My work explores roots of reverence and warfare through a bullfight arena. Sacred symbols of bulls in art and culture can be traced back to the beginnings of human recorded history. There has been a fascination with this powerful animal over thousands of years. The bull has been worshiped as a god, it has been sacrificed to the gods and has been integrated into many rituals. This symbolic battle of One with the Other has continuously existed in similar forms from the past into the present. For me, the bullfight references the transition from reverence of nature and balance into an eternally long period of domination, control over nature and warfare.
I have witnessed many bullfights over these years and have found them to be quite awesome and devastating at the same time. My obsession with the bullfight led me to be trained by a professional matador and I had the opportunity to experience being in the arena myself with a fierce and vital young animal.
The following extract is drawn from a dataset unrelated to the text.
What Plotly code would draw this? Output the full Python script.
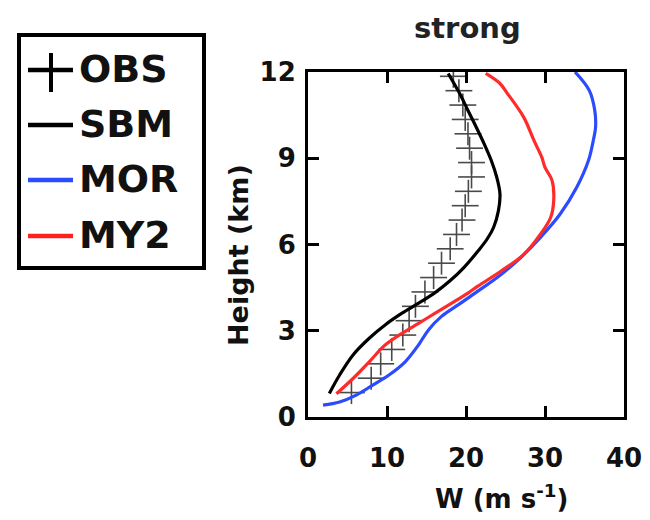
import plotly.graph_objects as go

# ---------------- data ----------------
obs_height = [0.85, 1.35, 1.85, 2.35, 2.85, 3.35, 3.85, 4.35, 4.85, 5.35, 5.85, 6.35,
              6.85, 7.35, 7.85, 8.35, 8.85, 9.35, 9.85, 10.35, 10.85, 11.35, 11.85]
obs_w = [5.5, 8.0, 9.2, 10.6, 12.0, 12.8, 13.6, 14.8, 15.9, 16.9, 18.0, 18.8,
         19.5, 19.9, 20.3, 20.7, 20.7, 20.45, 20.25, 19.9, 19.6, 19.1, 18.4]
obs_w_spread = [1.7, 1.7, 1.7, 1.7, 1.7, 1.7, 1.7, 1.7, 1.7, 1.7, 1.7, 1.7,
                1.7, 1.7, 1.7, 1.7, 1.7, 1.7, 1.7, 1.7, 1.7, 1.7, 1.7]
obs_h_spread = [0.4, 0.4, 0.4, 0.4, 0.4, 0.4, 0.4, 0.4, 0.4, 0.4, 0.4, 0.4,
                0.4, 0.4, 0.4, 0.4, 0.4, 0.4, 0.4, 0.4, 0.4, 0.4, 0.4]

sbm_height = [0.82, 1.46, 2.16, 2.74, 3.21, 3.61, 3.96, 4.31, 4.72, 5.19, 5.8, 6.2,
              6.6, 7.17, 7.75, 8.33, 8.92, 9.5, 10.08, 10.66, 11.25, 11.95]
sbm_w = [2.7, 4.0, 5.7, 7.75, 9.8, 11.9, 14.0, 16.0, 17.9, 19.7, 21.6, 22.7,
         23.5, 24.1, 24.3, 23.9, 23.2, 22.3, 21.3, 20.25, 19.2, 17.75]

mor_height = [0.41, 0.52, 0.76, 1.11, 1.46, 1.92, 2.51, 3.03, 3.5, 3.9, 4.3, 4.95,
              5.54, 6.24, 7.05, 7.98, 8.92, 9.6, 10.08, 10.66, 11.36, 12.0]
mor_w = [1.9, 4.0, 6.1, 8.2, 10.25, 12.3, 14.0, 15.25, 16.9, 19.0, 21.1, 24.4,
         26.9, 29.4, 31.9, 34.0, 35.5, 36.1, 36.4, 36.3, 35.6, 33.8]

my2_height = [0.81, 1.34, 1.92, 2.51, 2.91, 3.26, 3.61, 3.96, 4.31, 4.55, 5.07, 5.65,
              6.35, 6.93, 7.52, 8.22, 8.68, 9.03, 9.62, 10.43, 11.25, 11.6, 11.95]
my2_w = [3.6, 5.7, 7.75, 9.8, 11.9, 14.0, 16.1, 18.2, 20.25, 21.5, 24.4, 27.3,
         29.4, 30.7, 31.1, 30.9, 30.0, 29.6, 28.6, 27.3, 25.25, 24.3, 22.5]

x_ticks = [0, 10, 20, 30, 40]
y_ticks = [0, 3, 6, 9, 12]
legend_names = ["OBS", "SBM", "MOR", "MY2"]
legend_colors = ["black", "black", "#2b4bff", "#ff2020"]

FONT = "DejaVu Sans"

# ---------------- layout geometry (pixels) ----------------
W, H = 650, 520
L, R, T, B = 308, 624, 72, 417


def px(x):
    return (x - L) / (R - L)


def py(y):
    return (B - y) / (B - T)


fig = go.Figure()

fig.add_trace(go.Scatter(
    x=obs_w, y=obs_height, mode="markers", name="OBS",
    marker=dict(size=1, color="rgba(0,0,0,0)"),
    error_x=dict(type="data", array=obs_w_spread, color="#4a4a4a", thickness=1.6, width=0),
    error_y=dict(type="data", array=obs_h_spread, color="#4a4a4a", thickness=1.6, width=0),
    showlegend=False))

fig.add_trace(go.Scatter(x=sbm_w, y=sbm_height, mode="lines", name="SBM",
                         line=dict(color="black", width=3.2, shape="spline"), showlegend=False))
fig.add_trace(go.Scatter(x=mor_w, y=mor_height, mode="lines", name="MOR",
                         line=dict(color="#2b4bff", width=3.2, shape="spline"), showlegend=False))
fig.add_trace(go.Scatter(x=my2_w, y=my2_height, mode="lines", name="MY2",
                         line=dict(color="#ff2a2a", width=3.2, shape="spline"), showlegend=False))

axis_common = dict(
    showline=True, linecolor="black", linewidth=3, mirror="ticks",
    ticks="inside", ticklen=11, tickwidth=3, tickcolor="black",
    showgrid=False, zeroline=False,
    tickfont=dict(family=FONT, size=26, color="#111", weight="bold"),
)

fig.update_xaxes(range=[0, 40], tickvals=x_ticks, ticklabelstandoff=16, **axis_common)
fig.update_yaxes(range=[0, 12], tickvals=y_ticks, ticklabelstandoff=4, **axis_common)

shapes = []
annotations = []

# title + axis titles
annotations.append(dict(text="strong", x=px(467), y=py(28), xref="paper", yref="paper",
                        showarrow=False, xanchor="center", yanchor="middle",
                        font=dict(family=FONT, size=29, color="#222", weight="bold")))
annotations.append(dict(text="W (m s<sup>-1</sup>)", x=px(501), y=py(497), xref="paper", yref="paper",
                        showarrow=False, xanchor="center", yanchor="middle",
                        font=dict(family=FONT, size=26, color="#111", weight="bold")))
annotations.append(dict(text="Height (km)", x=px(238), y=py(255), xref="paper", yref="paper",
                        showarrow=False, xanchor="center", yanchor="middle", textangle=-90,
                        font=dict(family=FONT, size=27, color="#111", weight="bold")))

# manual legend
shapes.append(dict(type="rect", xref="paper", yref="paper",
                   x0=px(19), x1=px(204), y0=py(35), y1=py(268),
                   line=dict(color="black", width=4), fillcolor="white", layer="above"))
legend_y = [70, 125, 180, 236]
for name, col, yy in zip(legend_names, legend_colors, legend_y):
    shapes.append(dict(type="line", xref="paper", yref="paper",
                       x0=px(28), x1=px(73), y0=py(yy), y1=py(yy),
                       line=dict(color=col, width=4.5), layer="above"))
    annotations.append(dict(text=name, x=px(77), y=py(yy - 1), xref="paper", yref="paper",
                            showarrow=False, xanchor="left", yanchor="middle",
                            font=dict(family=FONT, size=38, color="#111", weight="bold")))
# vertical stroke of OBS "+"
shapes.append(dict(type="line", xref="paper", yref="paper",
                   x0=px(51), x1=px(51), y0=py(53), y1=py(92),
                   line=dict(color="black", width=4), layer="above"))

fig.update_layout(
    width=W, height=H,
    margin=dict(l=L, r=W - R, t=T, b=H - B, autoexpand=False),
    paper_bgcolor="white", plot_bgcolor="white",
    shapes=shapes, annotations=annotations,
    showlegend=False,
)

fig.write_html("out.html")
In a world where it is said everything has been done already, I am interested in exploring the possibilities of what can be. I am influenced by artists who have questioned the status quo, such as the architect Antonio Gaudi who altered the accepted rectilinear format of what a building should be into spaces that flow almost as nature itself. I am inspired by the creation of new forms. The cosmos is endless as is our possibility to create a more beautiful reality. In my art I see the ruins of the arenas of the world overgrown with nature, transformed by time. Nature Revives Itself after Man.